W świecie, gdzie większość religii przedstawia Boga jako surowego sędziego, potępiającego i karzącego, warto zastanowić się, czy istnieje alternatywna wizja. Czy nie nadszedł czas, by nasza duchowość była oparta na miłości i zrozumieniu, a nie na strachu przed karą?
Bóg, który rozumie i kocha
Wyobraźmy sobie Boga, który nie osądza, nie potępia, nie karze – Bóstwo, które nie bierze za złe naszych błędów i nie nakłada na nas oczekiwań ani wymagań. Co jeśli nasz Stwórca rozumie nasze błędy, nie akceptując ich, ale rozumiejąc ich przyczyny? Co jeśli definiuje Go czysta, nieograniczona miłość, wolna od ludzkich tendencji do gniewu czy rozczarowania?
To podejście może wydawać się rewolucyjne, a nawet bluźniercze dla niektórych. Ale może właśnie taka zmiana jest kluczem do teologicznej rewolucji? Zamiast postrzegać naszą relację z Bogiem jako transakcję, możemy ją zbudować na fundamencie bezwarunkowej miłości i zrozumienia.
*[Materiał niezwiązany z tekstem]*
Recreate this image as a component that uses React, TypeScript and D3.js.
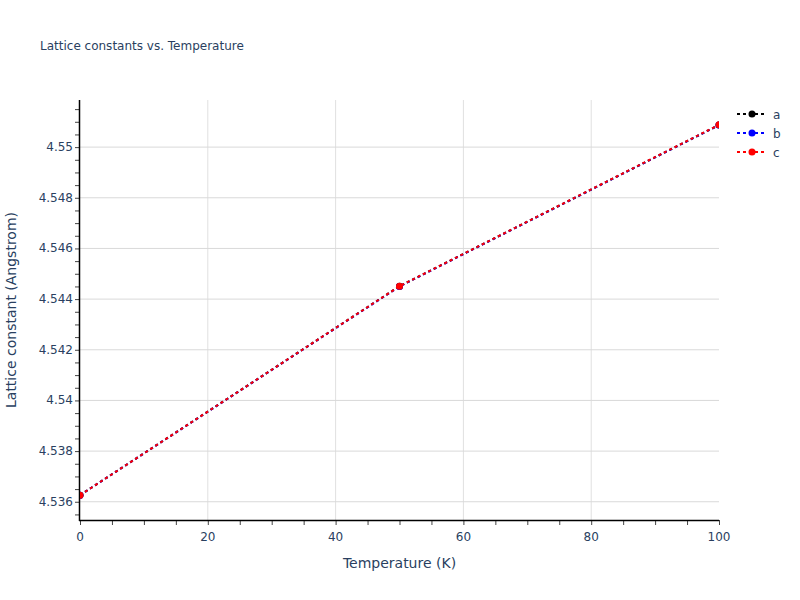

Wizja bezwarunkowej miłości w nauczaniu duchowym
Wyobraźmy sobie wpływ na świat, gdyby duchowi przewodnicy zaczęli głosić, że Bóg kocha nas bezwarunkowo, że nigdy nie wyrządza krzywdy w imię miłości. Jakże inaczej wyglądałyby nasze społeczeństwa i nasze osobiste doświadczenia duchowe!
Zastanówmy się: czy koncepcja Boga jako istoty czystej miłości jest zbyt piękna, by mogła być prawdziwa? A może właśnie taki obraz Boskości jest najbliższy prawdzie?
Czy mamy odwagę wierzyć w Boga, który jest samą miłością?